Ouverture du sujet: processus / échelles et temporalités
L’exemple d’Echirolles– Banlieue de GrenobleA la fin des années 80, les élus s’interrogent sur la possibilité de créer un nouveau centre ville. Pour se faire, Yves Sauvage, urbaniste, propose un projet d’espaces publics et d’infrastructures sans programme. Ceci permit de penser le projet comme un processus et non comme un programme figé de m².
Plus performant qu’un phasage, le projet engagea rapidement une transformation de la ville (construction des voiries) tout en permettant une adaptabilité dans le temps. Le découpage du foncier s’est opéré suivant les offres programmatiques qui se présentaient. Grâce à ce dispositif, une polyclinique privée et un complexe de cinéma ont trouvé leur place dans le projet alors que ce genre d’activité s’implantent aujourd’hui en dehors des villes.


Ce processus a pour avantage de garantir un espace public de qualité et cohérant sur l’ensemble du territoire de projet. La ZAC, au contraire, segmente la ville par « zones » fonctionnant avec des logiques autonomes. D’autre part, les aménageurs laissent penser que la construction des édifices dans une ZAC finance la réalisation des voiries. Dans quelle mesure est-ce vrai ? Yves Sauvage préconise un contrôle total des pouvoirs publics sur l’espace public, comprenant le désir de rentabilité et d’amortissement d’un aménageur, qu’il soit public ou privé.

Le cadre réglementaire de la ZAC peut être un point de levier pour entamer la critique du projet de la Luciline.

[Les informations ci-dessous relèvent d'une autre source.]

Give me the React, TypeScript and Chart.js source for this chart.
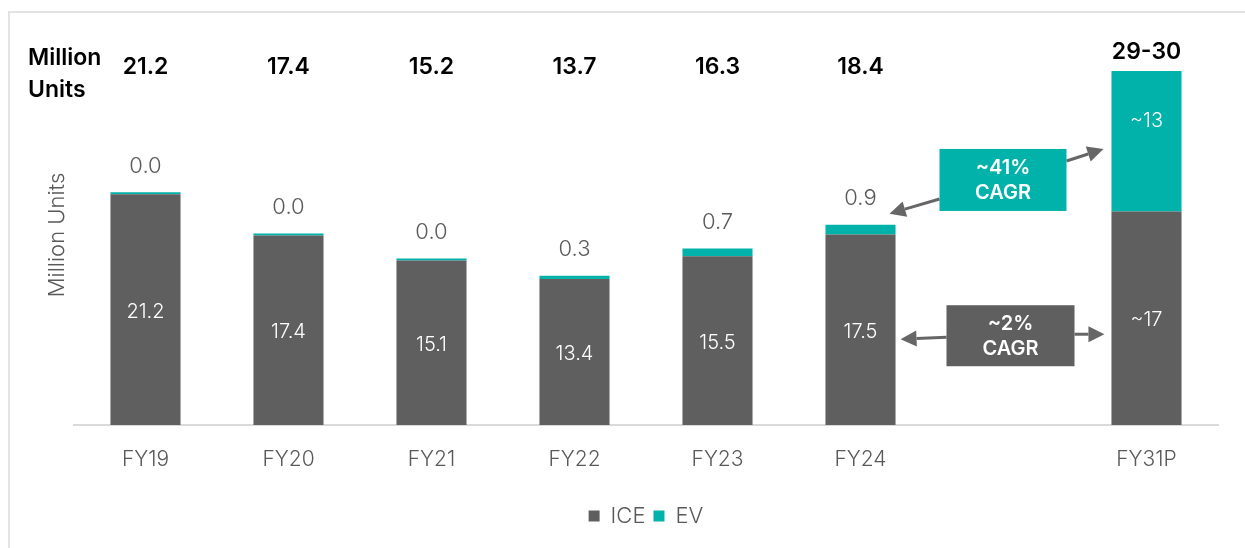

Cette forme de ville met à mal les notions :
- de temporalité : l’expropriation permet de se libérer des contraintes foncières et de construire rapidement,
- de négociation : l’aménageur et la ville ont les pleins pouvoirs,
- d’échelle : le périmètre de la ZAC empêche de penser le projet à l’échelle de la ville,
- d’espace public : la pensée du découpage du foncier prime sur la pensée de l’espace public.